Notably, this style of cookie is often seen as a particularly "New York" snack.
Although bearing a superficial resemblance to black-and-white cookies, half-moon cookies, popular in Central New York, are made to a significantly different recipe. The traditional half-moon cookie is a devil's food cake cookie with buttercream frosting, resulting in a cookie that is richer and moister than the black and white cookie. Half-moon cookies are now also available with a vanilla cookie base.

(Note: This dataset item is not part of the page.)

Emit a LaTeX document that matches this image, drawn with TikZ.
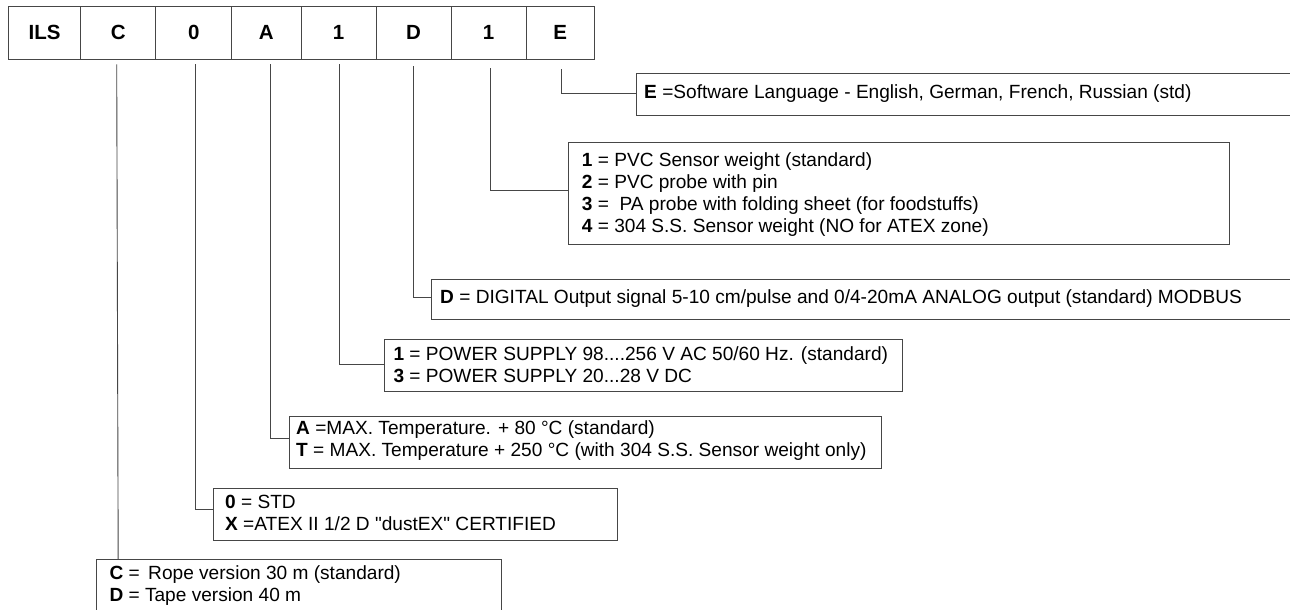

Seinfeld black and white cookie
Names

Cookies of this style are collectively known as "black-and-white cookies" or "half-and-halves". In Germany they are called "Amerikaner" (Americans). On October 19, 2008, Barack Obama dubbed them Unity Cookies at a deli in Hollywood, Florida.
History and difference from half-moons

The exact origin of the black-and-white cookie is unknown, but it is a variation of its predecessor the half-moon. The half-moon, common in Upstate New York and New England, is believed to be first created in the early 1920s by Hemstrought's Bakery in Utica, New York. It is sometimes confused with the black-and-white cookie but is made with a different recipe. Nonetheless, while the two names are often used interchangeably, there are considerable differences between the two; most notably in the textures of the base and the icing, with black-and-whites having a drier, cookie-like base and fondant frosting. And with the cookie also being bigger than most half-moons.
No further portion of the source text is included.